A common refrain from the anti-LLM tech crowd is that LLMs aren't good at doing anything non-trivial. Well, is that really the case, or is it just harder and one needs to put in more practice for more complicated tasks?
I don't have an example off-hand, but I know that it's easy to dismiss something an LLM does as trivial if your own work is extremely marginal. Most devs aren't creating their own programming languages. I can't help but think people who hold this opinion also think the work most software professionals do is "trivial" — "you're just moving strings around, that's not impressive."
Everybody seems to want LLMs to be scissors, or at least to treat them as such. But the reason everyone can use scissors so well is because they've practiced with them, right? You're probably a lot better at using scissors now than the first time you did it, the functionality is just so simple it's harder to notice.

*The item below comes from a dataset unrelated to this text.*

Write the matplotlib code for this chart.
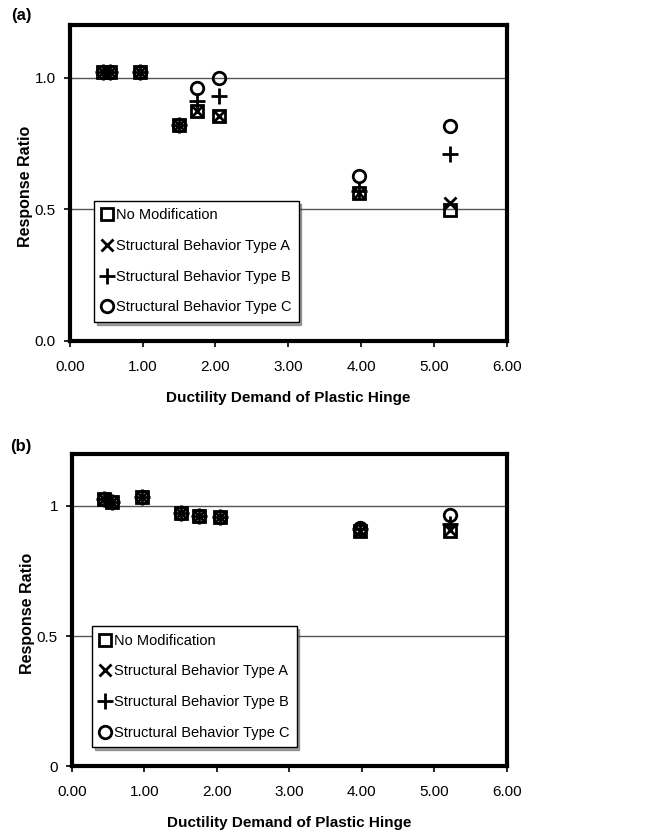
import matplotlib
matplotlib.use('Agg')
import matplotlib.pyplot as plt

plt.rcParams['font.family'] = ['Liberation Sans', 'DejaVu Sans']

# ductility demand at each analysed hinge
ductility = [0.45, 0.55, 0.97, 1.50, 1.75, 2.05, 3.97, 5.22]

# (a) response ratios
a_none = [1.02, 1.02, 1.02, 0.82, 0.875, 0.855, 0.56, 0.495]
a_type_a = [1.02, 1.02, 1.02, 0.82, 0.875, 0.855, 0.56, 0.525]
a_type_b = [1.02, 1.02, 1.02, 0.82, 0.91, 0.93, 0.57, 0.71]
a_type_c = [1.02, 1.02, 1.02, 0.82, 0.96, 1.00, 0.625, 0.815]

# (b) response ratios
b_none = [1.026, 1.017, 1.033, 0.974, 0.963, 0.959, 0.905, 0.903]
b_type_a = [1.026, 1.017, 1.033, 0.974, 0.963, 0.959, 0.905, 0.907]
b_type_b = [1.026, 1.017, 1.033, 0.974, 0.963, 0.959, 0.91, 0.93]
b_type_c = [1.026, 1.017, 1.033, 0.974, 0.963, 0.959, 0.915, 0.965]

labels = ['No Modification', 'Structural Behavior Type A',
          'Structural Behavior Type B', 'Structural Behavior Type C']
markers = ['s', 'x', '+', 'o']
sizes = [9, 9, 11, 9]

x_ticks = [0, 1, 2, 3, 4, 5, 6]
x_ticklabels = ['0.00', '1.00', '2.00', '3.00', '4.00', '5.00', '6.00']
y_ticks = [0, 0.5, 1.0]
a_yticklabels = ['0.0', '0.5', '1.0']
b_yticklabels = ['0', '0.5', '1']

fig = plt.figure(figsize=(6.59, 8.35), dpi=100)
ax_a = fig.add_axes([0.106, 0.592, 0.663, 0.378])
ax_b = fig.add_axes([0.109, 0.0826, 0.660, 0.3737])


def draw(ax, series, yticklabels, leg_x):
    for ys, lab, m, s in zip(series, labels, markers, sizes):
        ax.plot(ductility, ys, ls='none', marker=m, ms=s, mew=2.0,
                mfc='none', mec='black', label=lab, zorder=3)
    ax.set_xlim(0, 6)
    ax.set_ylim(0, 1.2)
    ax.set_xticks(x_ticks)
    ax.set_xticklabels(x_ticklabels)
    ax.set_yticks(y_ticks)
    ax.set_yticklabels(yticklabels)
    ax.tick_params(direction='out', length=4, width=1.2, labelsize=11)
    ax.tick_params(axis='x', pad=10)
    ax.tick_params(axis='y', pad=6)
    for sp in ax.spines.values():
        sp.set_linewidth(3)
    for yv in [0.5, 1.0]:
        ax.axhline(yv, color='#555555', lw=1, zorder=1)
    ax.set_xlabel('Ductility Demand of Plastic Hinge', fontsize=11,
                  fontweight='bold', labelpad=12)
    ax.set_ylabel('Response Ratio', fontsize=11.5, fontweight='bold')
    ax.yaxis.set_label_coords(-0.085, 0.49)
    leg = ax.legend(loc='lower left', bbox_to_anchor=(leg_x, 0.06),
                    borderaxespad=0, fontsize=10.5, handlelength=0.8,
                    handletextpad=0.2, labelspacing=1.15, borderpad=0.5,
                    frameon=True, fancybox=False, shadow=True,
                    edgecolor='black', framealpha=1)
    leg.get_frame().set_linewidth(1)


draw(ax_a, [a_none, a_type_a, a_type_b, a_type_c], a_yticklabels, 0.055)
draw(ax_b, [b_none, b_type_a, b_type_b, b_type_c], b_yticklabels, 0.046)

fig.text(0.032, 0.981, '(a)', ha='center', va='center', fontsize=12,
         fontweight='bold')
fig.text(0.032, 0.465, '(b)', ha='center', va='center', fontsize=12,
         fontweight='bold')

fig.savefig('out.png', dpi=100)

A lathe operator isn't any good if they don't frequently operate lathes.
So it raises a question of whether vast swathes of the population will be effective at using LLMs. Are they scissors, or a lathe?
To me learning to use LLMs is the same as doing anything else, you have to practice and put in the hours to get good. Maybe some harnesses will eventually allow LLMs to function more as scissors than lathes. This seems to be what Microsoft is trying to do by embedding Copilot in all their products and saying "choose the UI that works best for you".
If that doesn't end up working we'll need another paradigm for "non-technical" users to effectively operate computer assistants.